SYKESVILLE -- Mayor Lloyd R. Helt Jr. told the Town Council last night that for every $3,500 that could be shaved from the proposed budget, 1 cent could be cut from the property tax rate.
That was the basis for the budget workshop that had department heads presenting their needs at a time when money is tight and state revenues down.
The Budget Committee presented a $760,153 budget on May 11 that called for an 82-cent property tax rate, an increase of 9 cents over last year.
That increase would mean the owner of a $134,000 home would pay $440 in town taxes, or $49 more than last year.
"I'm reluctant to raise the tax rate to 82 cents," Helt said. "I'm hoping to [hold] the tax rate to 78 cents."
A 78-cent rate would mean $418 in town property taxes for the $134,000 house.
While Town Clerk/Treasurer Vince Diffenbaugh also hopes to cut the proposed rate, he pointed out that services cost.
"Mayor Helt has said that people have told him they want to continue with the trash collection and police protection," Diffenbaugh said. "If they want to continue that, those people have to be paid."
The first department report at the workshop brought bad news.
"We have no problem with the salary, but the trucks and equipment are getting old and wearing out," said Randy Hughes, sanitation supervisor.
One trash truck has required hundreds of dollars in repairs in recent months. A dump truck was wrecked in a snowstorm last January.
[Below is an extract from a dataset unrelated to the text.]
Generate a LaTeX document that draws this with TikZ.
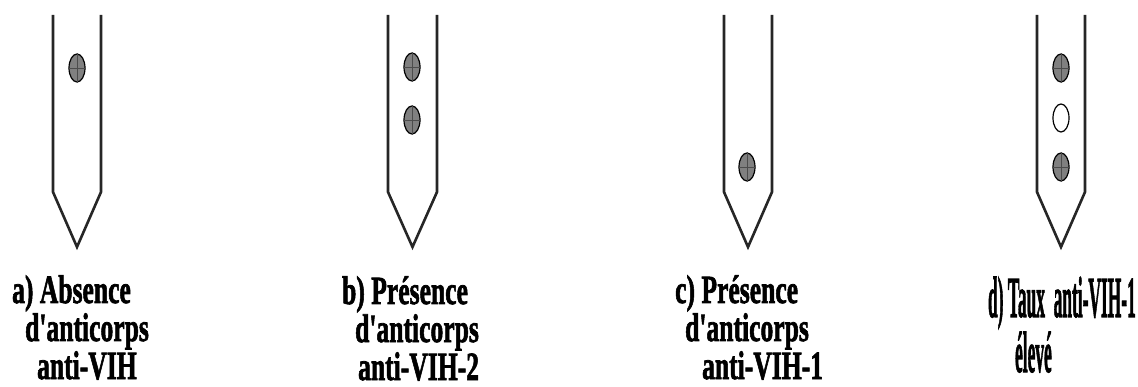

After some discussion, it was decided to give the Sanitation and Public Works departments an additional $7,000 in maintenance money from the $13,387 in insurance on the wrecked dump truck.
The Parks and Recreation Department also needed some new equipment, but Will Gabeler, supervisor, suggested an increase in park pavilion rental fees to cover maintenance costs.
Helt agreed to raise the fees from $15 to $25 and to increase the fee for alcohol permits to $50.
"Alcohol permits should be raised because that involves police protection," Police Chief Wallace Mitchell said.
The council looked at the remainder of the budget on a line-by-line basis to whittle down the tax rate.